— START PROVIDED DATA —
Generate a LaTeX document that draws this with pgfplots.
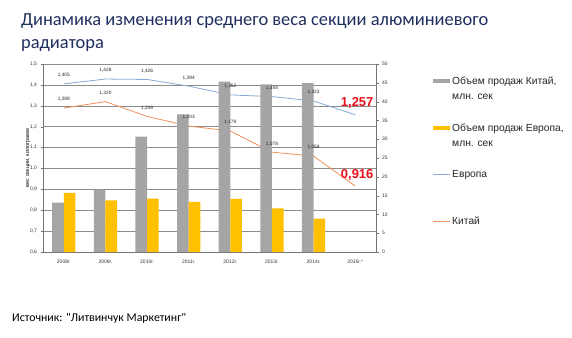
\documentclass[border=0pt]{standalone}
\usepackage{pgfplots}
\pgfplotsset{compat=1.18}
\usepackage{fontspec}
\setmainfont{Liberation Sans}
\newfontfamily\calibri{Carlito}
\definecolor{barg}{HTML}{A5A5A5}
\definecolor{bary}{HTML}{FFC000}
\definecolor{lblue}{HTML}{86ABD9}
\definecolor{lorange}{HTML}{F0905A}
\definecolor{titlec}{HTML}{1F2F5E}
\definecolor{redl}{HTML}{E8101A}
\begin{document}
\begin{tikzpicture}[x=1bp,y=1bp]
\path[use as bounding box, fill=white] (0,0) rectangle (572,337);
\pgfplotsset{
  base/.style={at={(43bp,85bp)}, anchor=south west, scale only axis,
    width=333bp, height=188bp, xmin=-0.5, xmax=7.5,
    /pgf/number format/assume math mode=true,
    tick label style={font=\fontsize{5}{6}\selectfont, text=black!80},
  },
}
% line axis (left), with grid
\begin{axis}[base, ymin=0.6, ymax=1.5,
  ytick={0.6,0.7,0.8,0.9,1.0,1.1,1.2,1.3,1.4,1.5},
  yticklabel style={/pgf/number format/fixed, /pgf/number format/fixed zerofill, /pgf/number format/precision=1, /pgf/number format/use comma},
  axis y line*=left, axis x line*=bottom,
  ymajorgrids, grid style={black!45, line width=0.4pt},
  axis line style={black!55, line width=0.4pt},
  tick align=outside, major tick length=2.5bp,
  ytick style={black!55},
  xtick={0,1,2,3,4,5,6,7}, xtick style={draw=none},
  xticklabels={2008г.,2009г.,2010г.,2011г.,2012г.,2013г.,2014г.,2015г.*},
  xticklabel style={yshift=-2bp},
  ylabel={вес секции, килограмм},
  ylabel style={font=\fontsize{5.5}{6}\selectfont, yshift=-7bp},
]
\addplot[lblue, line width=0.8pt] coordinates {(0,1.405) (1,1.428) (2,1.426) (3,1.394) (4,1.352) (5,1.344) (6,1.323) (7,1.257)};
\addplot[lorange, line width=0.8pt] coordinates {(0,1.289) (1,1.320) (2,1.249) (3,1.203) (4,1.179) (5,1.078) (6,1.059) (7,0.916)};
\end{axis}
% bars axis (right)
\begin{axis}[base, ymin=0, ymax=50, ytick={0,5,...,50},
  axis y line*=right, axis x line=none,
  axis line style={black!55, line width=0.4pt},
  tick align=outside, major tick length=2.5bp, ytick style={black!55},
  ybar, bar width=0.28,
]
\addplot[fill=barg, draw=none, bar shift=-0.14] coordinates {(0,13.1) (1,16.6) (2,30.7) (3,36.6) (4,45.3) (5,44.6) (6,44.9)};
\addplot[fill=bary, draw=none, bar shift=0.14] coordinates {(0,15.7) (1,13.7) (2,14.2) (3,13.3) (4,14.1) (5,11.6) (6,8.9)};
\end{axis}
% data labels
\begin{axis}[base, ymin=0.6, ymax=1.5, hide axis,
  nodes near coords, point meta=y,
  /pgf/number format/fixed, /pgf/number format/fixed zerofill,
  /pgf/number format/precision=3, /pgf/number format/use comma,
]
\addplot[draw=none, nodes near coords style={font=\fontsize{4.8}{5}\selectfont, anchor=center, yshift=8.5bp, text=black!85}] coordinates {(0,1.405) (1,1.428) (2,1.426) (3,1.394) (4,1.352) (5,1.344) (6,1.323)};
\addplot[draw=none, nodes near coords style={font=\fontsize{4.8}{5}\selectfont, anchor=center, yshift=8.5bp, text=black!85}] coordinates {(0,1.289) (1,1.320) (2,1.249) (3,1.203) (4,1.179) (5,1.078) (6,1.059)};
\addplot[draw=none, nodes near coords style={font=\bfseries\fontsize{13}{14}\selectfont, anchor=center, yshift=11.5bp, xshift=2bp, text=redl}] coordinates {(7,1.257) (7,0.916)};
\end{axis}
% legend
\fill[barg] (433,254.5) rectangle (450,258);
\node[anchor=base west, inner sep=0, font=\fontsize{10.3}{11}\selectfont, text=black!85] at (452,252.5) {Объем продаж Китай,};
\node[anchor=base west, inner sep=0, font=\fontsize{10.3}{11}\selectfont, text=black!85] at (452,237.5) {млн. сек};
\fill[bary] (433,207.5) rectangle (450,211);
\node[anchor=base west, inner sep=0, font=\fontsize{10.3}{11}\selectfont, text=black!85] at (452,205.5) {Объем продаж Европа,};
\node[anchor=base west, inner sep=0, font=\fontsize{10.3}{11}\selectfont, text=black!85] at (452,190.5) {млн. сек};
\draw[lblue, line width=0.8pt] (433,163) -- (450,163);
\node[anchor=base west, inner sep=0, font=\fontsize{10.3}{11}\selectfont, text=black!85] at (452,159.5) {Европа};
\draw[lorange, line width=0.8pt] (433,116) -- (450,116);
\node[anchor=base west, inner sep=0, font=\fontsize{10.3}{11}\selectfont, text=black!85] at (452,112.5) {Китай};
% title and source
\node[anchor=base west, inner sep=0, font=\calibri\fontsize{18.5}{22}\selectfont, text=titlec] at (21,312) {Динамика изменения среднего веса секции алюминиевого};
\node[anchor=base west, inner sep=0, font=\calibri\fontsize{18.5}{22}\selectfont, text=titlec] at (21,289) {радиатора};
\node[anchor=base west, inner sep=0, font=\calibri\fontsize{11.9}{13}\selectfont, text=black] at (12,16) {Источник: "Литвинчук Маркетинг"};
\end{tikzpicture}
\end{document}
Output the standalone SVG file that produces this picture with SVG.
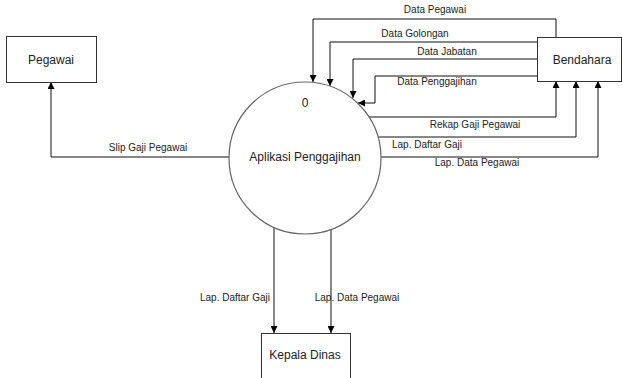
<svg xmlns="http://www.w3.org/2000/svg" width="622" height="378" viewBox="0 0 622 378">
<style>
.box{fill:#fff;stroke:#333;stroke-width:1}
.proc{fill:#fff;stroke:#666;stroke-width:1.2}
.node{font-family:"Liberation Sans",Arial,sans-serif;font-size:12px;fill:#222;text-anchor:middle}
.lbl{font-family:"Liberation Sans",Arial,sans-serif;font-size:10px;fill:#222;text-anchor:middle}
.ln{fill:none;stroke:#111;stroke-width:1;marker-end:url(#ah)}
</style>
<defs>
<marker id="ah" viewBox="0 0 10 10" refX="10" refY="5" markerWidth="7" markerHeight="7" markerUnits="userSpaceOnUse" orient="auto">
<path d="M0,0 L10,5 L0,10 z" fill="#000"/>
</marker>
</defs>
<rect width="622" height="378" fill="#fff"/>
<g id="connectors">
<path class="ln" d="M556,37 V19 H313 V82"/>
<path class="ln" d="M537,42 H330 V86"/>
<path class="ln" d="M537,59 H353 V98"/>
<path class="ln" d="M537,76 H375 V103 H358"/>
<path class="ln" d="M369,117 H556 V81"/>
<path class="ln" d="M378,137 H576 V81"/>
<path class="ln" d="M381,157 H598 V81"/>
<path class="ln" d="M229,157 H51 V82"/>
<path class="ln" d="M274,227 V333"/>
<path class="ln" d="M331,229 V333"/>
<text class="lbl" x="435" y="13">Data Pegawai</text>
<text class="lbl" x="415" y="37">Data Golongan</text>
<text class="lbl" x="447" y="55">Data Jabatan</text>
<text class="lbl" x="437" y="85">Data Penggajihan</text>
<text class="lbl" x="475" y="128">Rekap Gaji Pegawai</text>
<text class="lbl" x="427" y="148">Lap. Daftar Gaji</text>
<text class="lbl" x="477" y="166">Lap. Data Pegawai</text>
<text class="lbl" x="148" y="151">Slip Gaji Pegawai</text>
<text class="lbl" x="235" y="301">Lap. Daftar Gaji</text>
<text class="lbl" x="357" y="301">Lap. Data Pegawai</text>
</g>
<g id="pegawai">
<rect class="box" x="6.5" y="36.5" width="90" height="46"/>
<text class="node" x="51" y="64">Pegawai</text>
</g>
<g id="bendahara">
<rect class="box" x="537.5" y="37.5" width="84" height="44"/>
<text class="node" x="582" y="64">Bendahara</text>
</g>
<g id="aplikasi">
<circle class="proc" cx="305" cy="158" r="76"/>
<text class="node" x="305" y="107">0</text>
<text class="node" x="305" y="161">Aplikasi Penggajihan</text>
</g>
<g id="kepala-dinas">
<rect class="box" x="261.5" y="333.5" width="89" height="50"/>
<text class="node" x="305" y="359">Kepala Dinas</text>
</g>
</svg>
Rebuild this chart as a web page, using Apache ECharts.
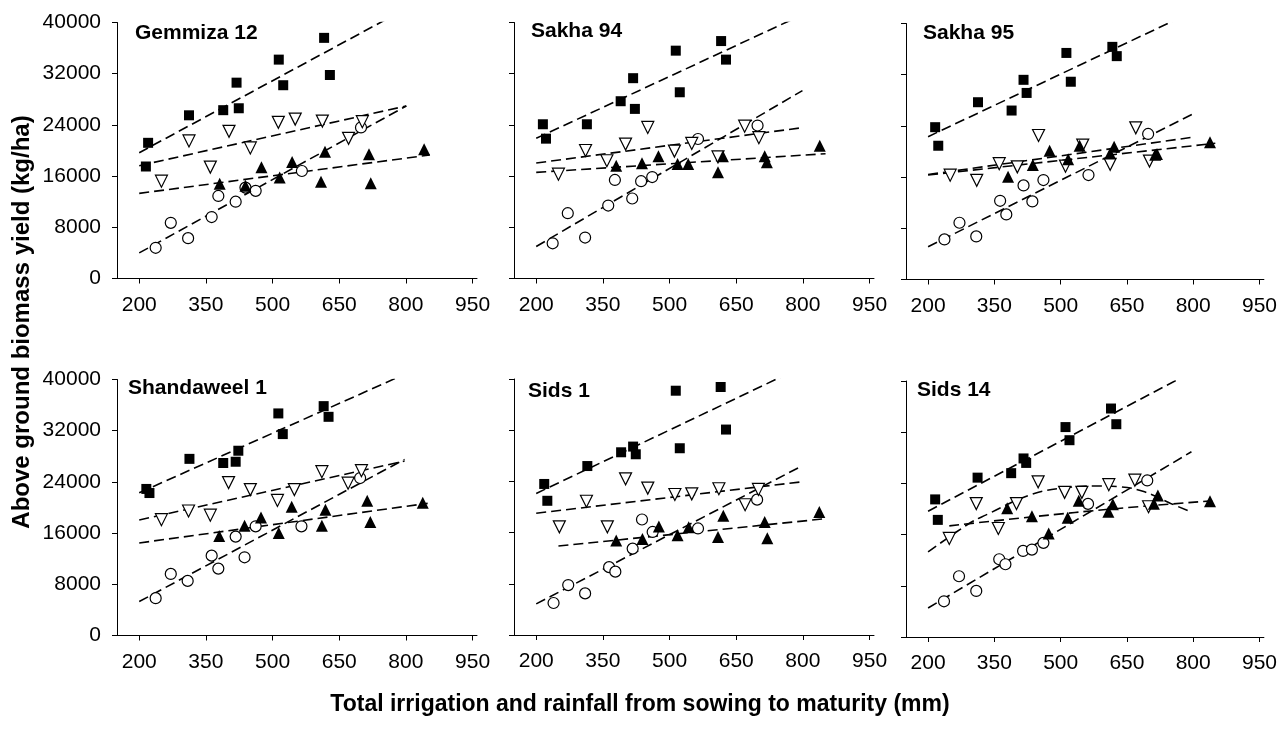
<!DOCTYPE html>
<html><head><meta charset="utf-8">
<script src="https://cdn.jsdelivr.net/npm/echarts@6/dist/echarts.min.js"></script>
<style>html,body{margin:0;padding:0;background:#fff}#c{width:1280px;height:729px}</style>
</head><body><div id="c"></div>
<script>
// ---------- panel names and tick labels ----------
const panelNames = ['Gemmiza 12', 'Sakha 94', 'Sakha 95', 'Shandaweel 1', 'Sids 1', 'Sids 14'];
const xTicks = [200, 350, 500, 650, 800, 950];
const yTicks = [0, 8000, 16000, 24000, 32000, 40000];
const xTitle = 'Total irrigation and rainfall from sowing to maturity (mm)';
const yTitle = 'Above ground biomass yield (kg/ha)';

// ---------- Gemmiza 12 ----------
const gem12Sq = [[220,21200],[215,17500],[312,25500],[389,26300],[419,30600],[424,26600],[514,34200],[524,30200],[616,37600],[629,31800]];
const gem12Down = [[250,15200],[312,21500],[360,17400],[402,23000],[450,20400],[513,24400],[551,24900],[612,24600],[671,21900],[702,24500]];
const gem12Up = [[381,14800],[439,14500],[475,17400],[516,15800],[544,18200],[609,15100],[618,19800],[717,19400],[721,14900],[841,20200]];
const gem12Circ = [[237,4800],[271,8700],[310,6300],[363,9600],[378,12900],[417,12000],[439,14200],[462,13700],[566,16800],[699,23600]];
const gem12SqFit = [[200,19660],[756,40500]];
const gem12DownFit = [[200,17630],[801,26960]];
const gem12UpFit = [[200,13300],[854,19300]];
const gem12CircFit = [[200,4000],[801,26960]];

// ---------- Sakha 94 ----------
const sak94Sq = [[215,24100],[222,21850],[314,24100],[390,27700],[418,31300],[422,26500],[514,35600],[523,29100],[616,37100],[627,34200]];
const sak94Down = [[250,16300],[311,20000],[359,18400],[401,21000],[451,23600],[511,19900],[550,21100],[609,19000],[669,23800],[701,22000]];
const sak94Up = [[380,17600],[438,18000],[475,19100],[518,17900],[542,17900],[609,16600],[620,19100],[714,19100],[719,18150],[838,20750]];
const sak94Circ = [[237,5500],[271,10200],[310,6400],[362,11400],[377,15400],[416,12500],[436,15200],[461,15850],[564,21800],[698,23900]];
const sak94SqFit = [[200,21900],[776,40470]];
const sak94DownFit = [[200,18040],[799,23570]];
const sak94UpFit = [[200,16580],[851,19500]];
const sak94CircFit = [[200,5000],[799,29360]];

// ---------- Sakha 95 ----------
const sak95Sq = [[216,23800],[223,20900],[313,27700],[389,26400],[416,31200],[423,29150],[513,35400],[523,30900],[617,36350],[627,34900]];
const sak95Down = [[250,16300],[310,15500],[361,18100],[402,17600],[450,22500],[511,17700],[550,21000],[612,18000],[670,23700],[701,18500]];
const sak95Up = [[381,16060],[437,17900],[475,20100],[517,18800],[543,20900],[612,19700],[621,20750],[714,19500],[718,19600],[838,21430]];
const sak95Circ = [[237,6260],[271,8870],[309,6730],[363,12300],[377,10170],[416,14700],[436,12200],[461,15540],[563,16320],[698,22740]];
const sak95SqFit = [[200,22320],[757,40470]];
const sak95DownFit = [[200,16400],[798,22220]];
const sak95UpFit = [[200,16320],[850,21280]];
const sak95CircFit = [[200,5110],[798,25810]];

// ---------- Shandaweel 1 ----------
const shaSq = [[216,22900],[223,22260],[313,27600],[389,26950],[417,27150],[423,28870],[513,34700],[523,31470],[615,35840],[626,34170]];
const shaDown = [[250,18100],[311,19450],[360,18800],[401,23900],[450,22800],[511,21100],[549,22800],[611,25600],[670,23800],[700,25750]];
const shaUp = [[380,15550],[437,17150],[474,18450],[514,16000],[543,20100],[611,17150],[619,19650],[713,21050],[720,17750],[838,20750]];
const shaCirc = [[237,5830],[271,9620],[309,8530],[363,12480],[378,10450],[417,15450],[437,12220],[462,17060],[565,17060],[697,24600]];
const shaSqFit = [[200,22300],[789,40570]];
const shaDownFit = [[200,18050],[797,27260]];
const shaUpFit = [[200,14460],[849,20650]];
const shaCircFit = [[200,5300],[797,27520]];

// ---------- Sids 1 ----------
const sids1Sq = [[218,23600],[225,20970],[315,26400],[391,28550],[418,29440],[424,28240],[514,38170],[523,29180],[615,38750],[627,32100]];
const sids1Down = [[252,16900],[313,20900],[360,16900],[401,24400],[451,22950],[512,21950],[550,22050],[611,22850],[670,20350],[700,22750]];
const sids1Up = [[380,14750],[439,15000],[476,16950],[518,15600],[543,16850],[609,15300],[621,18650],[714,17650],[720,15100],[837,19200]];
const sids1Circ = [[239,5000],[272,7800],[310,6500],[364,10600],[378,9900],[417,13500],[438,18050],[462,16100],[564,16650],[697,21150]];
const sids1SqFit = [[200,22120],[757,40520]];
const sids1DownFit = [[200,19030],[799,23950]];
const sids1UpFit = [[250,13900],[848,18150]];
const sids1CircFit = [[200,4860],[796,26350]];

// ---------- Sids 14 ----------
const sids14Sq = [[216,21500],[222,18300],[312,24900],[388,25600],[416,27900],[422,27200],[511,32800],[520,30750],[614,35700],[626,33250]];
const sids14Down = [[248,15400],[309,20850],[359,16950],[400,20850],[449,24250],[509,22600],[548,22600],[609,23800],[668,24500],[699,20350]];
const sids14Up = [[379,20130],[435,18880],[473,16170],[516,18620],[541,21280],[608,19560],[618,20760],[711,20810],[720,22110],[838,21230]];
const sids14Circ = [[236,5580],[270,9490],[309,7200],[361,12150],[375,11370],[415,13450],[435,13660],[461,14710],[562,20800],[696,24460]];
const sids14SqFit = [[200,19660],[773,40520]];
const sids14DownFit = [[200,13300],[293,17740],[330,19040],[435,22300],[520,23400],[577,23600],[637,23450],[690,22680],[749,20870],[795,19550]];
const sids14UpFit = [[248,17365],[435,18770],[630,20090],[843,21275]];
const sids14CircFit = [[200,4540],[796,28940]];

// ---------- assemble ----------
const panelSq = [gem12Sq, sak94Sq, sak95Sq, shaSq, sids1Sq, sids14Sq];
const panelDown = [gem12Down, sak94Down, sak95Down, shaDown, sids1Down, sids14Down];
const panelUp = [gem12Up, sak94Up, sak95Up, shaUp, sids1Up, sids14Up];
const panelCirc = [gem12Circ, sak94Circ, sak95Circ, shaCirc, sids1Circ, sids14Circ];
const panelFits = [
  [gem12SqFit, gem12DownFit, gem12UpFit, gem12CircFit],
  [sak94SqFit, sak94DownFit, sak94UpFit, sak94CircFit],
  [sak95SqFit, sak95DownFit, sak95UpFit, sak95CircFit],
  [shaSqFit, shaDownFit, shaUpFit, shaCircFit],
  [sids1SqFit, sids1DownFit, sids1UpFit, sids1CircFit],
  [sids14SqFit, sids14DownFit, sids14UpFit, sids14CircFit]
];

const FONT = "'Liberation Sans', Arial, sans-serif";
const gridPos = [
  {left:117, top:22.5}, {left:514, top:22.5}, {left:906, top:23.5},
  {left:117, top:379.5}, {left:514, top:379}, {left:906, top:381}
];
const labelPos = [
  {x:135, y:33}, {x:531, y:31}, {x:923, y:33},
  {x:128, y:388}, {x:528, y:391}, {x:917, y:390}
];

const grids = [], xAxes = [], yAxes = [], series = [], graphics = [];
gridPos.forEach((p, i) => {
  grids.push({left:p.left, top:p.top, width:360, height:256, containLabel:false});
  xAxes.push({
    type:'value', gridIndex:i, min:150, max:960,
    splitLine:{show:false},
    axisLine:{show:true, onZero:false, lineStyle:{color:'#000', width:1}},
    axisTick:{show:true, length:5, customValues:xTicks, lineStyle:{color:'#000'}},
    axisLabel:{show:true, customValues:xTicks, margin:16, color:'#000', fontSize:21, fontFamily:FONT}
  });
  yAxes.push({
    type:'value', gridIndex:i, min:0, max:40000, interval:8000,
    splitLine:{show:false},
    axisLine:{show:true, onZero:false, lineStyle:{color:'#000', width:1}},
    axisTick:{show:true, length:5, lineStyle:{color:'#000'}},
    axisLabel:{show:(i % 3 === 0), margin:16, color:'#000', fontSize:21, fontFamily:FONT,
      formatter: v => String(v)}
  });
  const fitSmooth = (i === 5);
  panelFits[i].forEach((f, k) => {
    series.push({
      type:'line', xAxisIndex:i, yAxisIndex:i, data:f, symbol:'none',
      smooth: fitSmooth && (k === 1 || k === 2) ? 0.4 : false,
      lineStyle:{color:'#000', width:1.6, type:[10,5]}, z:2, silent:true, animation:false
    });
  });
  series.push({type:'scatter', xAxisIndex:i, yAxisIndex:i, data:panelCirc[i], symbol:'circle', symbolSize:11,
    itemStyle:{color:'#fff', borderColor:'#000', borderWidth:1.2, opacity:1}, z:3, animation:false});
  series.push({type:'scatter', xAxisIndex:i, yAxisIndex:i, data:panelDown[i], symbol:'triangle', symbolRotate:180, symbolSize:12,
    itemStyle:{color:'#fff', borderColor:'#000', borderWidth:1.2, opacity:1}, z:3, animation:false});
  series.push({type:'scatter', xAxisIndex:i, yAxisIndex:i, data:panelUp[i], symbol:'triangle', symbolSize:12,
    itemStyle:{color:'#000', opacity:1}, z:4, animation:false});
  series.push({type:'scatter', xAxisIndex:i, yAxisIndex:i, data:panelSq[i], symbol:'rect', symbolSize:10,
    itemStyle:{color:'#000', opacity:1}, z:4, animation:false});
  graphics.push({type:'text', x:labelPos[i].x, y:labelPos[i].y,
    style:{text:panelNames[i], font:"bold 21px " + FONT, fill:'#000', align:'left', verticalAlign:'middle'}});
});
graphics.push({type:'text', x:640, y:705, style:{text:xTitle, font:"bold 23px " + FONT, fill:'#000', align:'center', verticalAlign:'middle'}});
graphics.push({type:'text', x:22, y:322, rotation:Math.PI/2, style:{text:yTitle, font:"bold 24px " + FONT, fill:'#000', align:'center', verticalAlign:'middle'}});

const chart = echarts.init(document.getElementById('c'), null, {renderer:'canvas'});
chart.setOption({
  animation:false,
  backgroundColor:'#fff',
  grid:grids, xAxis:xAxes, yAxis:yAxes, series:series, graphic:graphics
});
</script></body></html>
— END PROVIDED DATA —
TASK DIRECTIONS
Looking at the listing above, how many of its lines contain the string "standalone"? Give the number alone.

ANSWER TO THE EXERCISE
2